Okay so, so far all i've had to work with has been paint and basically... that sucks... or i do... I'm not sure which one is worse.
SO!! I've been hording my cash this year and have saved up some money to buy an Art tablet.
Any bright ideas? I want something easy that preferably comes with some kind of programme included that can help me pulp out my obnoxious art urges without smashing my forehead mightliy against the keyboard for my never ending simplicity... *breathes* 
wow that was long...
I've had my eye on a WACOM Bamboo One Silver. Is that a good idea?

SAVE MEH!!

xx


----------



## conicer (Jan 4, 2009)

Bamboo One looks usable but the active area is an A6, which is a bit small in my experience.  I recommend that you pick one that supports a larger active area, like Bamboo Fun medium for less tedious wrist strain.  But if that is all you can afford, then, by all means, go for it.  Drawing with a tablet is a world of a difference above a mouse.  ArtRage is also a pretty good program if you manage to get it bundled in.


----------



## RainsongGryphon (Jan 6, 2009)

Basically, any tablet is infinitely better than a mouse.  Size matters about as much as your drawing style.

If you feel best drawing on a standard A4 paper or smaller, get a 4x6.  If you aren't afraid to use the zoom feature on a paint program, you can get away with this easily.
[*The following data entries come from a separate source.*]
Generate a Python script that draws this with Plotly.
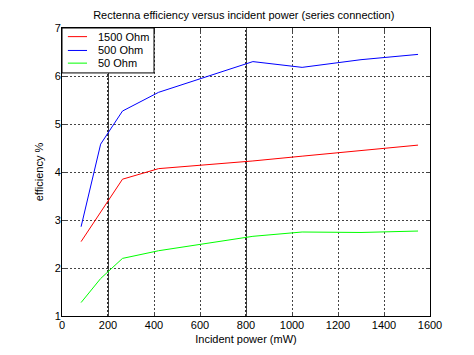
import plotly.graph_objects as go

power_mw = [83, 168, 263, 420, 830, 1044, 1300, 1548]
eff_1500 = [2.55, 3.17, 3.85, 4.07, 4.23, 4.33, 4.45, 4.56]
eff_500 = [2.86, 4.58, 5.27, 5.66, 6.30, 6.18, 6.34, 6.45]
eff_50 = [1.28, 1.78, 2.20, 2.36, 2.66, 2.75, 2.74, 2.77]

series_names = ["1500 Ohm", "500 Ohm", "50 Ohm"]
series_colors = ["#ff0000", "#0000ff", "#00ff00"]

x_ticks = [0, 200, 400, 600, 800, 1000, 1200, 1400, 1600]
y_ticks = [1, 2, 3, 4, 5, 6, 7]

FONT = "Liberation Sans, Arial, sans-serif"

fig = go.Figure()
for name, ys, col in zip(series_names, [eff_1500, eff_500, eff_50], series_colors):
    fig.add_trace(go.Scatter(x=power_mw, y=ys, mode="lines", name=name,
                             line=dict(color=col, width=1), showlegend=False))

for xv in [200, 800]:
    fig.add_vline(x=xv, line=dict(color="black", width=1.6, dash="2px,2px"), layer="below")

# manual legend box (MATLAB style, compact)
fig.add_shape(type="rect", xref="paper", yref="paper", x0=0, x1=0.25, y0=0.844, y1=1,
              line=dict(color="black", width=1), fillcolor="white", layer="above")
entry_y = [0.970, 0.922, 0.878]
for name, col, yy in zip(series_names, series_colors, entry_y):
    fig.add_shape(type="line", xref="paper", yref="paper", x0=0.016, x1=0.068, y0=yy, y1=yy,
                  line=dict(color=col, width=1), layer="above")
    fig.add_annotation(xref="paper", yref="paper", x=0.093, y=yy, text=name,
                       showarrow=False, xanchor="left", yanchor="middle", align="left",
                       width=56,
                       font=dict(size=11, family=FONT, color="black"))

# page body has an 8px margin, so the figure is sized/offset to compensate
fig.update_layout(
    template="none",
    width=466, height=347,
    margin=dict(l=54, r=44, t=20, b=39),
    paper_bgcolor="white", plot_bgcolor="white",
    font=dict(family=FONT, size=11, color="black"),
    title=dict(text="Rectenna efficiency versus incident power (series connection)",
               x=0.506, xanchor="center", y=0.98, yanchor="middle",
               font=dict(size=11)),
    showlegend=False,
)
fig.update_xaxes(range=[0, 1600], tickvals=x_ticks, ticks="inside", ticklen=4,
                 showline=True, linecolor="black", linewidth=1, mirror="ticks",
                 showgrid=True, gridcolor="#444444", griddash="2px,2px", gridwidth=1,
                 zeroline=False, automargin=False, ticklabelstandoff=-1,
                 title=dict(text="Incident power (mW)", standoff=5, font=dict(size=11)))
fig.update_yaxes(range=[1, 7], tickvals=y_ticks, ticks="inside", ticklen=4,
                 showline=True, linecolor="black", linewidth=1, mirror="ticks",
                 showgrid=True, gridcolor="#444444", griddash="2px,2px", gridwidth=1,
                 zeroline=False, automargin=False, ticklabelstandoff=-2,
                 title=dict(text="efficiency %", standoff=8, font=dict(size=11)))

fig.write_html("out.html")
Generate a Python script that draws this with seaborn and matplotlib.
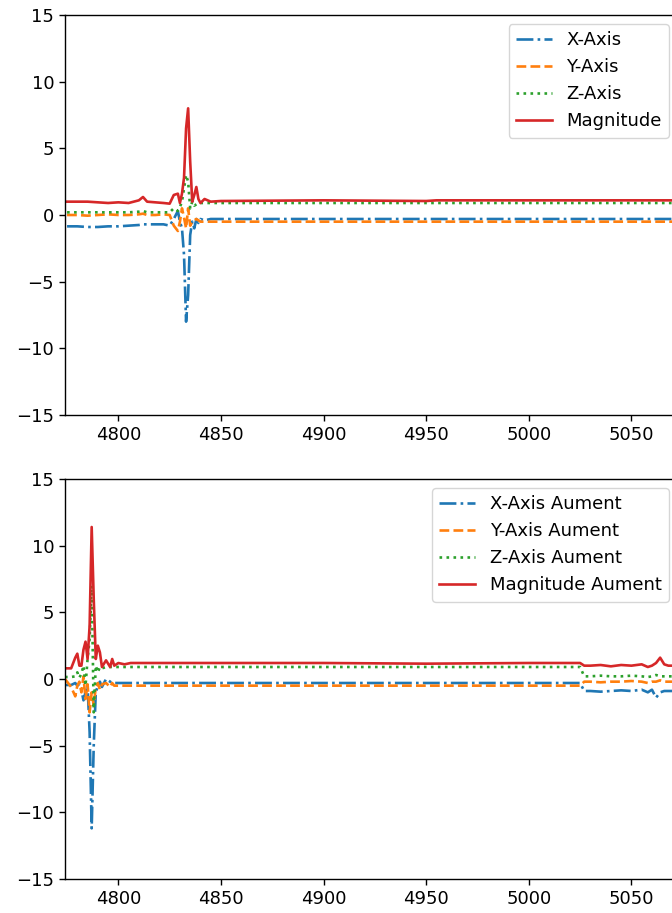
import numpy as np
import pandas as pd
import matplotlib
matplotlib.use("Agg")
import matplotlib.pyplot as plt
import seaborn as sns

# top panel: sensor readings around the first event
x_top = [4775, 4780, 4785, 4790, 4795, 4800, 4805, 4810, 4812, 4814, 4818, 4822,
         4825, 4827, 4829, 4830, 4831, 4832, 4833, 4834, 4835, 4836, 4837, 4838,
         4839, 4840, 4842, 4845, 4850, 4900, 4950, 4955, 5000, 5073]
mag_top = [1.0, 1.0, 1.0, 0.95, 0.9, 0.95, 0.9, 1.1, 1.35, 1.0, 0.95, 0.9,
           0.85, 1.5, 1.6, 0.9, 1.6, 2.8, 6.5, 8.0, 4.0, 1.0, 1.5, 2.1,
           1.2, 0.9, 1.2, 1.0, 1.05, 1.1, 1.05, 1.1, 1.1, 1.1]
x_axis_top = [-0.85, -0.85, -0.9, -0.9, -0.85, -0.85, -0.8, -0.75, -0.7, -0.7, -0.7, -0.7,
              -0.8, -0.3, 0.3, -0.5, -1.0, -3.0, -8.0, -6.0, -1.5, -0.5, -1.0, -0.3,
              -0.6, -0.3, -0.4, -0.3, -0.3, -0.3, -0.3, -0.3, -0.3, -0.3]
y_axis_top = [0.0, 0.0, -0.05, 0.0, 0.05, 0.0, 0.0, 0.05, 0.1, 0.0, 0.0, 0.05,
              0.0, -0.8, -1.2, -0.5, 0.5, -0.2, -1.0, 0.5, -0.8, -0.5, -0.4, -0.3,
              -0.4, -0.5, -0.5, -0.5, -0.5, -0.5, -0.5, -0.5, -0.5, -0.5]
z_axis_top = [0.2, 0.2, 0.2, 0.2, 0.2, 0.2, 0.2, 0.25, 0.3, 0.2, 0.2, 0.2,
              0.2, 0.5, 0.3, 0.6, 1.0, 2.0, 3.0, 2.5, 0.5, 1.0, 0.7, 0.8,
              0.9, 0.9, 0.9, 0.9, 0.9, 0.9, 0.9, 0.9, 0.9, 0.9]

# bottom panel: augmented readings
x_bot = [4774, 4777, 4779, 4780, 4781, 4782, 4783, 4784, 4785, 4786, 4787, 4788,
         4789, 4790, 4791, 4792, 4794, 4796, 4797, 4798, 4800, 4803, 4806, 4810,
         4850, 4900, 4950, 5000, 5025, 5027, 5030, 5035, 5040, 5045, 5050, 5055,
         5058, 5060, 5062, 5064, 5066, 5068, 5073]
mag_bot = [0.8, 0.8, 1.6, 1.9, 1.0, 1.0, 2.2, 2.8, 1.5, 4.0, 11.4, 6.0,
           1.5, 2.5, 2.0, 0.9, 1.4, 0.9, 1.5, 1.0, 1.2, 1.1, 1.2, 1.2,
           1.2, 1.2, 1.15, 1.2, 1.2, 1.0, 1.0, 1.05, 0.95, 1.05, 1.0, 1.1,
           0.9, 1.0, 1.2, 1.6, 1.1, 1.0, 1.0]
x_axis_bot = [-0.45, -0.45, -0.3, -0.5, -0.4, -0.8, -1.6, -1.0, -0.5, -4.0, -11.2, -5.0,
              -1.0, -0.5, -0.2, -0.6, 0.0, -0.2, -0.3, -0.3, -0.3, -0.3, -0.3, -0.3,
              -0.3, -0.3, -0.3, -0.3, -0.3, -0.9, -0.9, -0.95, -0.9, -0.85, -0.9, -0.8,
              -1.0, -0.8, -1.4, -1.0, -0.9, -0.9, -0.9]
y_axis_bot = [0.0, -0.6, -1.3, -0.5, -0.2, -1.0, 0.2, -1.5, -0.4, -2.5, -1.0, -2.0,
              -0.6, -0.3, -0.8, -0.4, -0.3, -0.6, -0.3, -0.5, -0.5, -0.5, -0.5, -0.5,
              -0.5, -0.5, -0.5, -0.5, -0.5, -0.2, -0.2, -0.25, -0.2, -0.2, -0.15, -0.2,
              -0.3, -0.2, -0.2, -0.1, -0.2, -0.2, -0.2]
z_axis_bot = [0.15, 0.15, 0.2, 0.5, 0.1, 0.4, 1.0, -0.5, 1.5, 3.0, 7.0, -2.5,
              1.0, 0.5, 0.9, 0.8, 0.9, 0.9, 0.9, 0.9, 0.9, 0.9, 0.9, 0.9,
              0.9, 0.9, 0.9, 0.9, 0.9, 0.2, 0.2, 0.25, 0.2, 0.2, 0.25, 0.2,
              0.15, 0.2, 0.3, 0.2, 0.2, 0.2, 0.2]

labels_top = ["X-Axis", "Y-Axis", "Z-Axis", "Magnitude"]
labels_bot = ["X-Axis Aument", "Y-Axis Aument", "Z-Axis Aument", "Magnitude Aument"]
styles = ["-.", "--", ":", "-"]
colors = ["#1f77b4", "#ff7f0e", "#2ca02c", "#d62728"]

plt.rcParams["font.size"] = 13
plt.rcParams["axes.linewidth"] = 1.0
plt.rcParams["xtick.major.size"] = 4.3
plt.rcParams["ytick.major.size"] = 4.3
plt.rcParams["xtick.major.width"] = 1.0
plt.rcParams["ytick.major.width"] = 1.0

fig = plt.figure(figsize=(6.72, 9.13), dpi=100)
left = 65 / 672
width = (678 - 65) / 672
ax1 = fig.add_axes([left, (913 - 415) / 913, width, 400 / 913])
ax2 = fig.add_axes([left, (913 - 879) / 913, width, 400 / 913])

panels = [
    (ax1, x_top, [x_axis_top, y_axis_top, z_axis_top, mag_top], labels_top),
    (ax2, x_bot, [x_axis_bot, y_axis_bot, z_axis_bot, mag_bot], labels_bot),
]

for ax, xs, series, labels in panels:
    for vals, lab, ls, c in zip(series, labels, styles, colors):
        sns.lineplot(x=xs, y=vals, ax=ax, color=c, linestyle=ls,
                     linewidth=1.9, label=lab)
    ax.set_ylim(-15, 15)
    ax.set_xlim(4774, 5072.7)
    ax.set_yticks([-15, -10, -5, 0, 5, 10, 15])
    ax.set_xticks([4800, 4850, 4900, 4950, 5000, 5050])
    ax.legend(loc="upper right")

fig.savefig("out.png", dpi=100)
Otherwise, get something bigger.


----------



## Archir (Jan 9, 2009)

Don't buy the silver! If you want it to have a great amount of pen pressure chose the black one. It a bit more expensive but it will pay of! It draws a lot better.
The best programs you can use is Corel painter or Photoshop.


----------



## Arshes Nei (Jan 9, 2009)

http://forums.furaffinity.net/showthread.php?t=995


----------